Hätte man sich ja denken können, dass Nikolaus „Otto“, engagiert wie er ist, selbst außerhalb seiner heißen Dienstphase die Füße nur höchst selten hochlegt: Wer sich – nach dem Vorbild des heiligen Nikolaus, Bischof von Myra – für die Kinder, für die Armen und für die Schwachen einsetzt, der hat auch außerhalb des Monats Dezember reichlich zu tun: Wenn er also nicht gerade rot gewandet, mit Glöckchen, Jutesack und goldenem Buch unterwegs ist, kümmert sich der Mitbegründer des „Mettinger Arbeitskreises Eine Welt“ gemeinsam mit seinen Freunden um soziale Hilfsprojekte rund um den Globus.
Den weißen Rauschebart frisch gekämmt, den purpurroten Festtagsumhang gebügelt – und natürlich: die lange Liste mit den guten und den nicht ganz so guten Taten der Menschen eingepackt. Als einer von sieben Nikoläusen des Mettinger Arbeitskreises Eine Welt ist Otto Nienhoff nun schon in seinem 26. Winter unterwegs, um Kinder, Jugendliche und gern auch Erwachsene zu beglücken. Und manchmal auch, um dem einen oder anderen von ihnen sanft, aber nachdrücklich die Leviten zu lesen. „Ja, so ist das wohl“, raunt der 65-Jährige, „wir Nikoläuse gelten bei vielen als moralische Instanz.“ Ein Schmunzeln legt sich auf sein Gesicht.
Aber mal ehrlich: Haben kleine Schelme etwas zu befürchten, wenn es bei ihnen am Nikolausabend vor der Haustür rumpeln und pumpeln sollte? Nikolaus Otto zwinkert aus freundlichen Augen unter der Mitra hervor: „Vor dem Nikolaus braucht niemand Angst zu haben“, sagt er. Dass Drohen und Schimpfen keine guten Helfer beim Großwerden sind, weiß er nur allzu gut: Schließlich hat der gebürtige Borkener, als er noch ein junger Kerl war, Pädagogik studiert und als Mathematiklehrer seinen Schülern das Rechnen beigebracht. „Mut machen. Trösten, wenn es mal nicht so gut geklappt hat. Und vor allem: viel loben“ – das ist das erzieherische Konzept von Nikolaus Otto.

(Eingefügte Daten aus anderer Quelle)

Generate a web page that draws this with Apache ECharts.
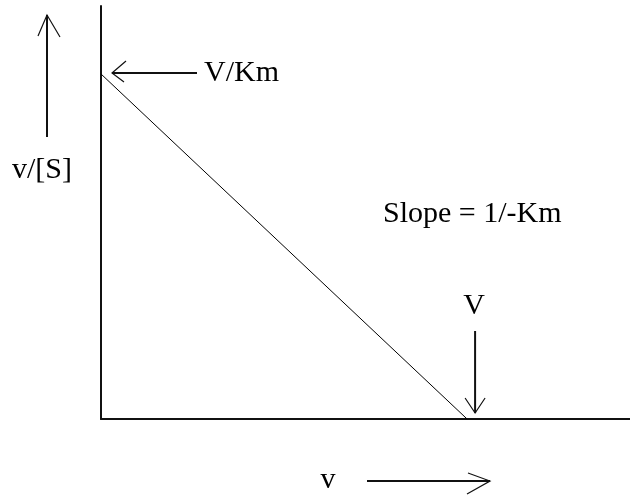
<!DOCTYPE html>
<html>
<head>
<meta charset="utf-8">
<script src="https://cdn.jsdelivr.net/npm/echarts@6/dist/echarts.min.js"></script>
<style>
html,body{margin:0;padding:0;background:#fff;}
#c{width:630px;height:499px;}
</style>
</head>
<body>
<div id="c"></div>
<script>
// Eadie-Hofstee plot: v/[S] against v
var vValues = [0, 10];          // v (x)
var vOverSValues = [10, 0];     // v/[S] (y)
var xRange = [0, 14.45];
var yRange = [0, 11.97];
var labels = {
  yName: 'v/[S]',
  xName: 'v',
  intercept: 'V/Km',
  vmax: 'V',
  slope: 'Slope = 1/-Km'
};

var chart = echarts.init(document.getElementById('c'), null, {renderer: 'canvas'});
var FONT = '"Liberation Serif", "DejaVu Serif", serif';

var base = {
  animation: false,
  backgroundColor: '#fff',
  grid: {left: 101, right: 0, top: 6, bottom: 80},
  xAxis: {
    type: 'value', min: xRange[0], max: xRange[1],
    axisLine: {show: true, lineStyle: {color: '#111', width: 2}},
    axisTick: {show: false}, axisLabel: {show: false}, splitLine: {show: false}
  },
  yAxis: {
    type: 'value', min: yRange[0], max: yRange[1],
    axisLine: {show: true, lineStyle: {color: '#111', width: 2}},
    axisTick: {show: false}, axisLabel: {show: false}, splitLine: {show: false}
  },
  series: [{
    type: 'line',
    data: vValues.map(function (v, i) { return [v, vOverSValues[i]]; }),
    symbol: 'none',
    lineStyle: {color: '#000', width: 1},
    z: 3
  }]
};
chart.setOption(base);

var pY = chart.convertToPixel({gridIndex: 0}, [vValues[0], vOverSValues[0]]);
var pX = chart.convertToPixel({gridIndex: 0}, [vValues[1], vOverSValues[1]]);

var st = {stroke: '#000', lineWidth: 1.5, fill: null};
function seg(x1, y1, x2, y2, w) {
  return {type: 'line', shape: {x1: x1, y1: y1, x2: x2, y2: y2},
          style: {stroke: '#111', lineWidth: w || 1.5}, z: 10};
}
function head(pts) {
  return {type: 'polyline', shape: {points: pts}, style: {stroke: '#111', lineWidth: 1.2, fill: null}, z: 10};
}
function txt(t, x, y, align, size) {
  return {type: 'text', x: x, y: y, z: 10,
          style: {text: t, font: (size || 30) + 'px ' + FONT, fill: '#000',
                  align: align || 'left', verticalAlign: 'middle'}};
}

var g = [];
// y-axis name arrow (up)
g.push(seg(47, 137, 47, 15, 2));
g.push(head([[38, 36], [47, 15], [60, 37]]));
g.push(txt(labels.yName, 42, 170, 'center', 30));
// intercept arrow (left) pointing at y-intercept
var iy = pY[1] - 1;
g.push(seg(197, iy, pY[0] + 11, iy, 2));
g.push(head([[pY[0] + 25, iy - 12], [pY[0] + 11, iy], [pY[0] + 23, iy + 9]]));
g.push(txt(labels.intercept, 204, iy, 'left', 30));
// slope label
g.push(txt(labels.slope, 383, 214, 'left', 30));
// V arrow (down) pointing at x-intercept
var vx = pX[0] + 8;
g.push(txt(labels.vmax, vx - 1, 306, 'center', 30));
g.push(seg(vx, 331, vx, 413, 2));
g.push(head([[vx - 10, 398], [vx, 413], [vx + 10, 398]]));
// x-axis name arrow (right)
g.push(txt(labels.xName, 328, 480, 'center', 30));
g.push(seg(367, 481, 490, 481, 2));
g.push(head([[468, 473], [490, 481], [467, 494]]));

chart.setOption({graphic: g});
</script>
</body>
</html>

Wie reagiert er, wenn er doch mal einen bedenklichen Eintrag in seinem goldenen Buch entdeckt? „Timo erledigt seine Hausaufgaben nicht ordentlich.“ Oder: „Jule will ihren Schnuller nicht abgeben.“ Oder: „Finn und Nele streiten sich dauernd.“ Der Nikolaus nickt bedächtig und denkt in aller Ruhe nach, bevor er antwortet: „Im Laufe der Jahre habe ich viele Geschichten gesammelt“, berichtet er. „Die handeln nicht bloß von der Weihnachtszeit oder vom echten Nikolaus, sondern auch von den kleinen und großen Schwächen der Menschen.“ Oft gebe es da genau die passende Stelle, in der sich die Kinder mit ihren Problemen wiederfänden. „Und meistens steckt da auch ein guter Tipp oder sogar die Lösung für den persönlichen Konflikt drin.“
Er lächelt. Ja, die Vorfreude auf seinen großen Tag am 6. Dezember ist ihm anzumerken. Rund 70 Besuche stehen für ihn und seine Kollegen im Terminkalender. Wenn sich Nikolaus Otto dann spät in der Nacht erschöpft, aber glücklich zu Hause in seinen Lieblingssessel fallen lässt, wird er seiner Frau Maria wohl wieder von den vielen lustigen, bewegenden und zu Herzen gehenden Begebenheiten erzählen, die er in dieser Nikolaussaison erlebt hat. Der Privatmann Otto Nienhoff wird sich zudem darüber freuen, dass der Mettinger Eine-Welt-Verein mit den Einnahmen und Spenden aus der Aktion seine Hilfsprojekte von Brasilien bis Madagaskar, von Rumänien bis Ghana unterstützen kann.